New test can predict return of prostate cancer, researchers say
CHICAGO (Reuters) - A highly sensitive blood test may be able to predict whether prostate cancer is cured or is likely to come back, giving doctors an early sign of whether treatments are working, US researchers said on Wednesday.
They said the nanotechnology-based blood test is far more sensitive than currently available commercial tests for prostate-specific antigen, or PSA, a protein produced by cells in the prostate gland.
"Our assay can detect PSA in blood samples 300 times better than the current standard PSA tests," Dr. Shad Thaxton of Northwestern University's Feinberg School of Medicine in Chicago said in a telephone interview.
The test is not intended for routine prostate cancer screening, but is meant to look for signs that prostate cancer has spread to other organs in patients who have had their prostate gland removed.

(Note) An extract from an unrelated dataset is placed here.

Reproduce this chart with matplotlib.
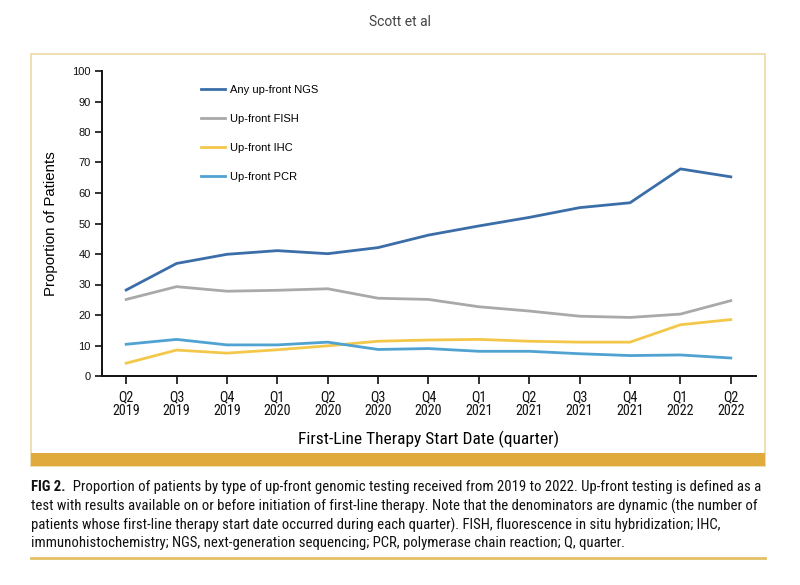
import matplotlib
matplotlib.use("Agg")
import matplotlib.pyplot as plt
from matplotlib.patches import Rectangle
from matplotlib.lines import Line2D

quarters = ["Q2\n2019", "Q3\n2019", "Q4\n2019", "Q1\n2020", "Q2\n2020", "Q3\n2020", "Q4\n2020",
            "Q1\n2021", "Q2\n2021", "Q3\n2021", "Q4\n2021", "Q1\n2022", "Q2\n2022"]
ngs = [28.2, 36.9, 39.9, 41.1, 40.1, 42.1, 46.2, 49.2, 52.0, 55.2, 56.8, 67.9, 65.3]
fish = [25.1, 29.3, 27.8, 28.1, 28.6, 25.5, 25.1, 22.7, 21.3, 19.6, 19.2, 20.3, 24.7]
ihc = [4.2, 8.5, 7.5, 8.6, 9.9, 11.4, 11.8, 12.0, 11.4, 11.1, 11.1, 16.8, 18.5]
pcr = [10.4, 12.0, 10.2, 10.2, 11.1, 8.7, 9.0, 8.1, 8.1, 7.3, 6.7, 6.9, 5.9]
series_names = ["Any up-front NGS", "Up-front FISH", "Up-front IHC", "Up-front PCR"]
colors = ["#3b6ea8", "#a9a9a9", "#f3c84a", "#4fa2d2"]

W, H = 800, 585
COND = ["Roboto Condensed", "DejaVu Sans"]
SANS = ["Liberation Sans", "DejaVu Sans"]

fig = plt.figure(figsize=(8, 5.85), dpi=100)


def fx(px):
    return px / W


def fy(py):
    return 1 - py / H


# frame + gold bar + bottom rule
fig.patches.append(Rectangle((fx(31), fy(466)), fx(765) - fx(31), fy(54) - fy(466),
                             transform=fig.transFigure, fill=False, edgecolor="#ead9a2", linewidth=1.2))
fig.patches.append(Rectangle((fx(31), fy(466)), fx(765) - fx(31), fy(453) - fy(466),
                             transform=fig.transFigure, facecolor="#e1aa3c", edgecolor="none"))
fig.lines.append(Line2D([fx(31), fx(765)], [fy(558), fy(558)], transform=fig.transFigure,
                        color="#e2c066", linewidth=2))

fig.text(0.5, fy(22), "Scott et al", ha="center", va="center", fontsize=10,
         color="#444444", family=["Roboto", "DejaVu Sans"])

ax = fig.add_axes([fx(102), fy(376), fx(756) - fx(102), fy(71) - fy(376)])
x = list(range(len(quarters)))
for vals, name, c in zip([ngs, fish, ihc, pcr], series_names, colors):
    ax.plot(x, vals, color=c, linewidth=2, label=name)

ax.set_xlim(-0.48, 12.5)
ax.set_ylim(0, 100)
ax.set_yticks(range(0, 101, 10))
ax.set_xticks(x)
ax.set_xticklabels(quarters, family=COND, fontsize=10.2, linespacing=1.05)
for lab in ax.get_yticklabels():
    lab.set_family(SANS)
    lab.set_fontsize(8)
ax.tick_params(axis="y", length=5, width=1.2, pad=3, colors="#111111")
ax.tick_params(axis="x", length=6, width=1.2, pad=4, colors="#111111")
for s in ("top", "right"):
    ax.spines[s].set_visible(False)
for s in ("left", "bottom"):
    ax.spines[s].set_linewidth(1.4)
    ax.spines[s].set_color("#111111")

ax.set_ylabel("Proportion of Patients", family=SANS, fontsize=10.8, labelpad=10)
ax.set_xlabel("First-Line Therapy Start Date (quarter)", family=COND, fontsize=12.5, labelpad=9)

leg = ax.legend(loc="upper left", bbox_to_anchor=(0.145, 0.968), frameon=False, fontsize=8,
                handlelength=2.15, labelspacing=1.69, handletextpad=0.45, borderaxespad=0)
for t in leg.get_texts():
    t.set_family(SANS)

# caption
cap_lines = [
    "Proportion of patients by type of up-front genomic testing received from 2019 to 2022. Up-front testing is defined as a",
    "test with results available on or before initiation of first-line therapy. Note that the denominators are dynamic (the number of",
    "patients whose first-line therapy start date occurred during each quarter). FISH, fluorescence in situ hybridization; IHC,",
    "immunohistochemistry; NGS, next-generation sequencing; PCR, polymerase chain reaction; Q, quarter.",
]
cap_y = [487, 506, 525, 543]
cap_size = 10.65
t0 = fig.text(fx(31), fy(cap_y[0]), "FIG 2.", ha="left", va="center", fontsize=cap_size,
              fontweight="bold", family=COND, color="#111111")
ax.annotate("  " + cap_lines[0], xy=(1, 0.5), xycoords=t0, ha="left", va="center",
            fontsize=cap_size, family=COND, color="#111111", annotation_clip=False)
for line, yy in zip(cap_lines[1:], cap_y[1:]):
    fig.text(fx(31), fy(yy), line, ha="left", va="center", fontsize=cap_size,
             family=COND, color="#111111")

fig.savefig("out.png", dpi=100, facecolor="white")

"Through the technology, it appears we will be better at determining which patients are cured and which patients are destined for prostate cancer recurrence," said Thaxton, whose study was presented at the American Urological Association meeting in San Francisco.
"It may allow physicians to act at the earliest and most sensitive time, which we know will provide the patient with the best chance of long-term survival," he said.
The new test takes advantage of some special properties of gold nanoparticles — which are 1,000 to 100,000 times smaller than the width of a human hair.
"Gold nanoparticles have the ability to act as catalysts, and they interact very intensely in light," Thaxton said.
To make a blood test, the team added antibodies onto the surface of the gold particles, which seek out and stick to tiny bits of PSA in the blood.
Men who have had the prostate removed because of cancer should have only trace amounts of PSA in their blood. But if a prostate tumor has spread to other organs, it may be producing PSA. That is what the new test is looking for, Thaxton said.
The team studied the test using frozen blood taken from men after prostate surgery whose blood had tested clean for PSA using standard tests.
The new test showed that low or steady PSA levels meant that the prostate cancer was gone 10 years later. But in men whose PSA level was higher than expected, prostate cancer was more likely to come back.
Prostate cancer is the second most common cancer in men worldwide after lung cancer, killing 254,000 men a year.